Here's an attempt with preg_match
:
$pattern = "/^([^\[]+)\[([^\]]+)\]\s+\(([^,]+),\s+([^,]+),\s+([^,]+),\s+([^,]+)\)\s+(.+)$/i";
$string = "CADAVRES [FILM] (Canada : Québec, Érik Canuel, 2009, long métrage) FICTION";
preg_match($pattern, $string, $keywords);
array_shift($keywords);
print_r($keywords);
Output:
Array
(
[0] => CADAVRES
[1] => FILM
[2] => Canada : Québec
[3] => Érik Canuel
[4] => 2009
[5] => long métrage
[6] => FICTION
)
Try it!
Regex breakdown:
^ anchor to start of string
( begin capture group 1
[^\[]+ one or more non-left bracket characters
) end capture group 1
\[ literal left bracket
( begin capture group 2
[^\]]+ one or more non-right bracket characters
) end capture group 2
\] literal bracket
\s+ one or more spaces
\( literal open parenthesis
( open capture group 3
[^,]+ one or more non-comma characters
) end capture group 3
,\s+ literal comma followed by one or more spaces
([^,]+),\s+([^,]+),\s+([^,]+) repeats of the above
\) literal closing parenthesis
\s+ one or more spaces
( begin capture group 7
.+ everything else
) end capture group 7
$ EOL
This assumes your structure to be static and is not particularly pretty, but on the other hand, should be robust to delimiters creeping into fields where they're not supposed to be.
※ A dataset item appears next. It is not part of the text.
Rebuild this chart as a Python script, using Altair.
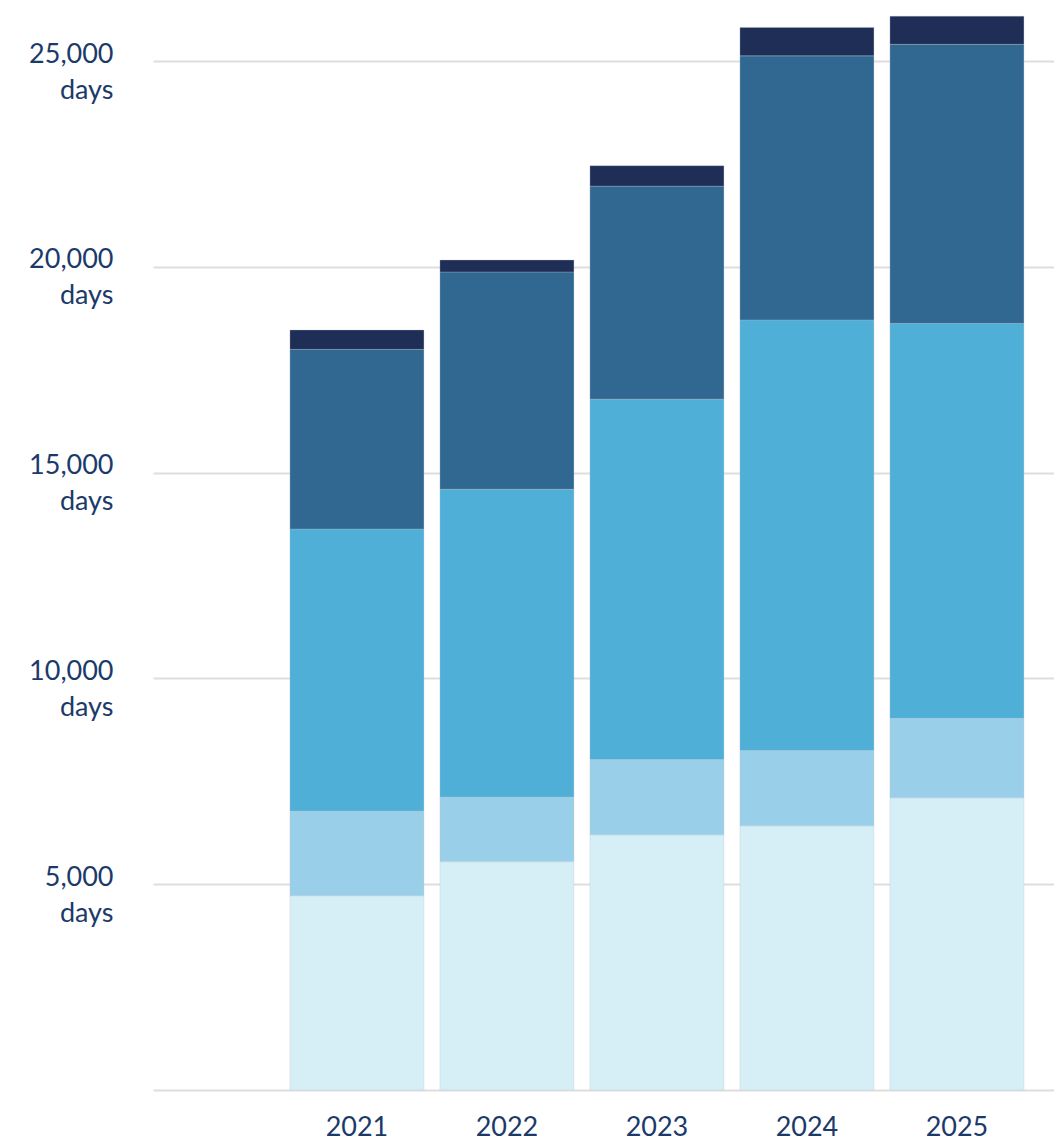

For example, the title having a :
or ,
in it seems plausible and would break a "split on these delimiters anywhere"-type solution. For example,
"Matrix:, Trilogy() [FILM, reviewed: good] (Canada() : Québec , \t Érik Canuel , ): 2009 , long ():():[][]métrage) FICTIO , [(:N";
correctly parses as:
Array
(
[0] => Matrix:, Trilogy()
[1] => FILM, reviewed: good
[2] => Canada() : Québec
[3] => Érik Canuel
[4] => ): 2009
[5] => long ():():[][]métrage
[6] => FICTIO , [(:N
)
Try it!
Additionally, if your parenthesized comma region is variable length, you might want to extract that first and parse it, then handle the rest of the string.